From Tasman To Marsden.
2. Discovery of the Kermadecs, 1788
2. Discovery of the Kermadecs, 1788.
Since the last-recorded event in our narrative, the Colony of New South Wales had been established by Governor Philip on the shores of Port Jackson. Among the First Fleet which entered the magnificent harbour where Sydney now stands, was a transport called the Lady Penrhyn, under the command of Captain Sever. Her destination, after receiving her dis- page 77 charge from the public service, was China. On 5th May 1788, she sailed from Port Jackson, and, on the afternoon of the thirty-first, came in sight of several islands, the existence of which had been hitherto unknown. To the northernmost the name Macaulay Island was given, after G.M. the father of Lord Macaulay; to the southernmost, Curtis' Islands, after Timothy and William Curtis.

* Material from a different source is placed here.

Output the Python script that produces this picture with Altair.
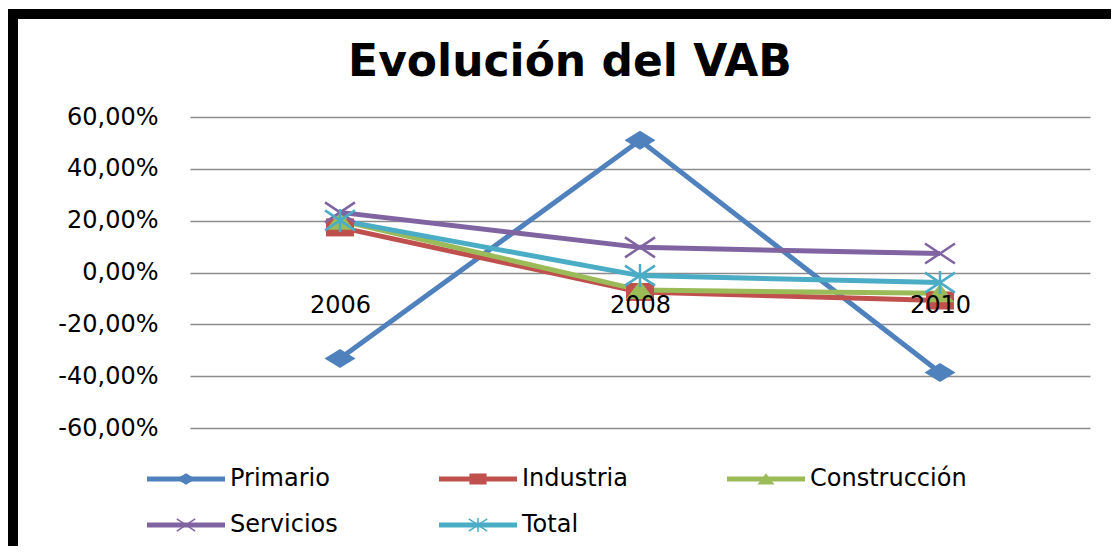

As scurvy had a very firm hold of the vessel's crew, Captain Sever ordered out a small boat, and landed on Macaulay Island to look for something for his men, but the island proved such a scene of desolation, and so barren of everything which scorbutic men required, that he returned empty handed to his ship, and continued his journey eastward.
Lieutenant Watts and the steward on board the Lady Penrhyn had both served on board the Resolution under Cook, and, when they arrived at Matavai Bay, were welcomed by an old chief who recalled their presence on Cook's vessel. There Watts learned that Omai, and the two New Zealanders who had been brought from Queen Charlotte Sound in 1777, were dead.